Prompt: Leaving out the pictures, retype the lines from the beginning of the listing through the line containing "from matplotlib.patches import Rectangle".
[start Available data]
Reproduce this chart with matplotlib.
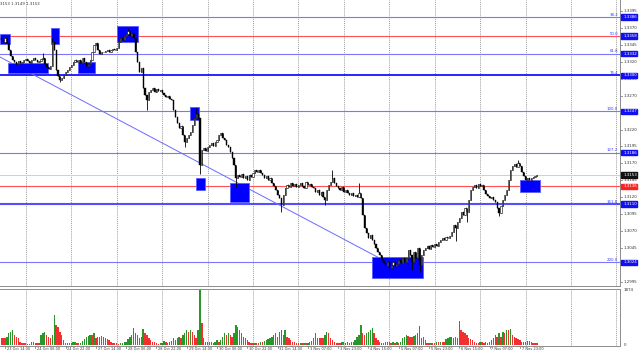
import numpy as np
import matplotlib
matplotlib.use("Agg")
import matplotlib.pyplot as plt
from matplotlib.patches import Rectangle

# ---------------- data (prices in points, 1 point = 0.0001) ----------------
closes_pts = [
    13352, 13349, 13355, 13348, 13337, 13329, 13323, 13320, 13317, 13321,
    13318, 13320, 13323, 13324, 13321, 13318, 13323, 13326, 13323, 13320,
    13321, 13324, 13326, 13317, 13312, 13309, 13314, 13349, 13337, 13308,
    13299, 13293, 13296, 13301, 13305, 13308, 13312, 13315, 13320, 13323,
    13320, 13323, 13318, 13326, 13320, 13314, 13317, 13323, 13334, 13345,
    13348, 13337, 13332, 13334, 13334, 13336, 13337, 13334, 13337, 13339,
    13337, 13340, 13349, 13355, 13352, 13358, 13361, 13365, 13358, 13363,
    13355, 13334, 13320, 13305, 13311, 13281, 13271, 13264, 13275, 13278,
    13281, 13275, 13280, 13277, 13278, 13274, 13271, 13268, 13270, 13265,
    13264, 13249, 13239, 13230, 13222, 13225, 13212, 13202, 13208, 13212,
    13216, 13227, 13237, 13243, 13237, 13168, 13190, 13193, 13188, 13194,
    13197, 13200, 13196, 13202, 13205, 13212, 13215, 13208, 13205, 13197,
    13194, 13187, 13178, 13168, 13149, 13153, 13150, 13154, 13149, 13151,
    13146, 13153, 13150, 13156, 13160, 13157, 13160, 13156, 13153, 13149,
    13151, 13146, 13149, 13141, 13137, 13131, 13123, 13119, 13109, 13123,
    13134, 13138, 13135, 13141, 13137, 13140, 13135, 13138, 13141, 13137,
    13134, 13143, 13138, 13140, 13135, 13134, 13128, 13131, 13123, 13128,
    13120, 13116, 13131, 13138, 13143, 13149, 13141, 13137, 13134, 13131,
    13135, 13128, 13131, 13126, 13123, 13126, 13122, 13123, 13120, 13126,
    13119, 13094, 13075, 13067, 13060, 13064, 13057, 13051, 13045, 13039,
    13035, 13027, 13023, 13019, 13024, 13016, 13020, 13024, 13019, 13021,
    13027, 13023, 13030, 13024, 13030, 13042, 13035, 13024, 13039, 13030,
    13045, 13020, 13035, 13042, 13045, 13048, 13044, 13050, 13047, 13051,
    13048, 13054, 13057, 13060, 13057, 13061, 13060, 13063, 13069, 13079,
    13075, 13083, 13089, 13098, 13094, 13104, 13098, 13116, 13131, 13135,
    13138, 13134, 13140, 13137, 13138, 13131, 13125, 13122, 13119, 13120,
    13116, 13113, 13104, 13097, 13107, 13116, 13123, 13131, 13146, 13160,
    13166, 13169, 13165, 13171, 13166, 13157, 13151, 13146, 13149, 13146,
    13149, 13150, 13151, 13153,
]
first_open_pts = 13355
high_spikes = {22: 13333, 27: 13355, 67: 13370, 103: 13252, 175: 13160,
               189: 13141, 273: 13175}
low_spikes = {31: 13290, 77: 13249, 97: 13194, 105: 13154, 124: 13135,
              148: 13098, 171: 13109, 217: 13013, 221: 13010, 240: 13056,
              246: 13083, 263: 13092, 205: 13008}

volumes = [
    230, 230, 230, 280, 400, 450, 510, 340, 280, 230,
    110, 80, 60, 60, 40, 40, 90, 90, 80, 80,
    60, 340, 400, 450, 340, 280, 230, 340, 1020, 680,
    610, 450, 340, 170, 80, 80, 60, 60, 90, 110,
    80, 60, 80, 130, 190, 260, 300, 340, 340, 400,
    230, 260, 280, 300, 280, 230, 190, 170, 110, 80,
    60, 60, 40, 60, 80, 90, 110, 190, 270, 340,
    580, 410, 340, 240, 270, 540, 400, 340, 240, 170,
    100, 100, 60, 50, 60, 70, 130, 100, 80, 100,
    130, 240, 170, 240, 270, 230, 340, 400, 510, 450,
    510, 460, 340, 240, 510, 1874, 760, 230, 110, 100,
    110, 100, 60, 100, 170, 110, 170, 270, 400, 340,
    400, 340, 280, 400, 680, 610, 510, 400, 280, 230,
    170, 110, 60, 60, 80, 80, 60, 110, 110, 130,
    170, 190, 230, 280, 340, 400, 280, 450, 510, 340,
    510, 280, 230, 170, 110, 110, 80, 60, 80, 60,
    80, 60, 80, 100, 130, 230, 400, 230, 230, 230,
    230, 340, 450, 400, 230, 170, 110, 60, 60, 60,
    90, 90, 80, 90, 80, 110, 110, 170, 280, 340,
    680, 400, 340, 400, 450, 510, 570, 400, 230, 170,
    110, 80, 60, 90, 90, 110, 80, 110, 80, 110,
    60, 110, 230, 280, 340, 300, 280, 260, 300, 340,
    400, 650, 230, 280, 170, 80, 60, 80, 80, 60,
    90, 90, 110, 110, 90, 190, 230, 280, 280, 230,
    280, 230, 830, 510, 450, 400, 340, 230, 190, 170,
    110, 80, 60, 110, 110, 80, 110, 80, 90, 170,
    230, 340, 280, 400, 280, 450, 400, 510, 510, 540,
    340, 280, 230, 190, 170, 110, 90, 110, 150, 130,
    100, 80, 80, 60,
]

fib_names = ["38.2", "50.0", "61.8", "76.4", "100.0", "127.2", "161.8", "200.0"]
fib_prices = [1.3386, 1.3358, 1.3332, 1.3300, 1.3247, 1.3186, 1.3110, 1.3024]
bid_price = 1.3153
ask_price = 1.3136
price_ticks = [1.3395, 1.3370, 1.3345, 1.3320, 1.3295, 1.3270, 1.3245, 1.3220,
               1.3195, 1.3170, 1.3145, 1.3120, 1.3095, 1.3070, 1.3045, 1.3020,
               1.2995]
volume_ticks = [1874, 0]
date_bars = [2, 18, 34, 50, 66, 82, 98, 114, 130, 146, 162, 178, 194, 210,
             226, 242, 258, 274]
date_labels = ["23 Oct 14:00", "24 Oct 06:00", "24 Oct 22:00", "27 Oct 14:00",
               "28 Oct 06:00", "28 Oct 22:00", "29 Oct 14:00", "30 Oct 06:00",
               "30 Oct 22:00", "31 Oct 14:00", "3 Nov 07:00", "3 Nov 23:00",
               "4 Nov 15:00", "5 Nov 07:00", "5 Nov 23:00", "6 Nov 15:00",
               "7 Nov 07:00", "7 Nov 23:00"]
day_separators = [13, 37, 61, 85, 109, 133, 157, 181, 205, 229, 253, 277, 301, 325]
# zones: (bar_from, bar_to, price_low, price_high)
zones = [(-0.6, 4.6, 1.3346, 1.3361), (3.6, 24.7, 1.3303, 1.3318),
         (26.3, 30.5, 1.3346, 1.3370), (40.6, 49.5, 1.3303, 1.3320),
         (61.2, 72.3, 1.3349, 1.3373), (99.7, 104.5, 1.3234, 1.3253),
         (103.0, 107.7, 1.3131, 1.3149), (120.9, 130.9, 1.3113, 1.3141),
         (195.9, 222.8, 1.3001, 1.3032), (274.0, 284.6, 1.3128, 1.3146)]
trend_bars = [-0.6, 200.0]
trend_prices = [1.3327, 1.3030]
header_text = "3153 1.3149 1.3153"

# ---------------- derived OHLC ----------------
closes = np.array(closes_pts) / 10000.0
opens = np.concatenate([[first_open_pts / 10000.0], closes[:-1]])
highs = np.maximum(opens, closes)
lows = np.minimum(opens, closes)
for k, v in high_spikes.items():
    highs[k] = max(highs[k], v / 10000.0)
for k, v in low_spikes.items():
    lows[k] = min(lows[k], v / 10000.0)
n = len(closes)
xb = np.arange(n)

W, H = 640, 356
fig = plt.figure(figsize=(W / 100, H / 100), dpi=100)
fig.patch.set_facecolor("white")

XMIN, XMAX = -0.63, 326.9
ax = fig.add_axes([0, (H - 285.5) / H, 620 / W, 285.5 / H])
ax.set_xlim(XMIN, XMAX)
ax.set_ylim(1.28898, 1.34112)
ax.set_ylim(1.29898, 1.34112)
axv = fig.add_axes([0, (H - 346) / H, 620 / W, 57.5 / H])
axv.set_xlim(XMIN, XMAX)
axv.set_ylim(-35, 1930)

for a in (ax, axv):
    a.set_xticks([])
    a.set_yticks([])
    a.set_facecolor("white")
    for s in a.spines.values():
        s.set_color("#8c8c8c")
        s.set_linewidth(0.7)
    a.spines["left"].set_visible(False)
ax.spines["top"].set_visible(False)

# day separators
for d in day_separators:
    for a in (ax, axv):
        a.axvline(d, color="#7a7a7a", lw=0.5, ls=(0, (1.5, 1.5)), zorder=1)

# horizontal levels
for name, p in zip(fib_names, fib_prices):
    if name == "50.0":
        col, lw = "#ff5050", 0.8
    elif name == "76.4":
        col, lw = "#0000ff", 1.2
    elif name == "161.8":
        col, lw = "#5050ff", 1.5
    else:
        col, lw = "#7878ff", 0.8
    ax.axhline(p, color=col, lw=lw, zorder=2)
    ax.text(618 / 620, p + 0.00004, name, transform=ax.get_yaxis_transform(),
            ha="right", va="bottom", fontsize=2.8, color="#3a3aff", zorder=6)
ax.axhline(bid_price, color="#cfcfcf", lw=0.7, zorder=2)
ax.axhline(ask_price, color="#ff5050", lw=0.8, zorder=2)

# trend line
ax.plot(trend_bars, trend_prices, color="#6a6aff", lw=0.7, zorder=3)

# zones
for b0, b1, p0, p1 in zones:
    ax.add_patch(Rectangle((b0, p0), b1 - b0, p1 - p0, facecolor="#0000ff",
                           edgecolor="#5c5cff", lw=0.6, zorder=4))

# candles
ax.vlines(xb, lows, highs, color="black", lw=0.6, zorder=5)
up = closes >= opens
bh = np.abs(closes - opens)
bh = np.where(bh < 0.00003, 0.00003, bh)
ax.bar(xb[~up], bh[~up], bottom=np.minimum(opens, closes)[~up], width=0.6,
       color="black", edgecolor="black", lw=0.3, zorder=5)
ax.bar(xb[up], bh[up], bottom=np.minimum(opens, closes)[up], width=0.6,
       color="white", edgecolor="black", lw=0.4, zorder=5)

# volumes (green when rising vs previous bar)
vol = np.array(volumes)
prev = np.concatenate([[vol[0]], vol[:-1]])
vcols = np.where(vol > prev, "#2a962a", "#f23030")
axv.bar(xb, vol, width=0.72, color=vcols, zorder=3)

# right price axis labels
ty = ax.get_yaxis_transform()
for p in price_ticks:
    ax.plot([1.0, 1.004], [p, p], transform=ty, color="#6a6a6a", lw=0.5,
            clip_on=False)
    ax.text(1.0055, p, f"{p:.4f}", transform=ty, ha="left", va="center",
            fontsize=2.9, color="#333333", clip_on=False)

def tag(p, text, fc):
    ax.add_patch(Rectangle((1.0015, p - 0.00038), 0.0265, 0.00076,
                           transform=ty, facecolor=fc, edgecolor=fc,
                           clip_on=False, zorder=8))
    ax.text(1.0055, p, text, transform=ty, ha="left", va="center",
            fontsize=2.9, color="white", clip_on=False, zorder=9)

for p in fib_prices:
    tag(p, f"{p:.4f}", "#1010f0")
tag(bid_price, f"{bid_price:.4f}", "#111111")
tag(ask_price, f"{ask_price:.4f}", "#ff2020")

tv = axv.get_yaxis_transform()
for v in volume_ticks:
    axv.text(1.0055, v, str(v), transform=tv, ha="left", va="center",
             fontsize=2.9, color="#333333", clip_on=False)

# date labels
for b, lab in zip(date_bars, date_labels):
    axv.plot([b, b], [-35, -95], color="#6a6a6a", lw=0.5, clip_on=False)
    axv.text(b + 1.0, -60, lab, ha="left", va="top", fontsize=2.5,
             color="#333333", clip_on=False)

# header
ax.text(0.0, 0.992, header_text, transform=ax.transAxes, ha="left", va="top",
        fontsize=2.8, color="#333333", zorder=10)

fig.savefig("out.png", dpi=100, facecolor="white")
[end Available data]
Written response:
Reproduce this chart with matplotlib.
import numpy as np
import matplotlib
matplotlib.use("Agg")
import matplotlib.pyplot as plt
from matplotlib.patches import Rectangle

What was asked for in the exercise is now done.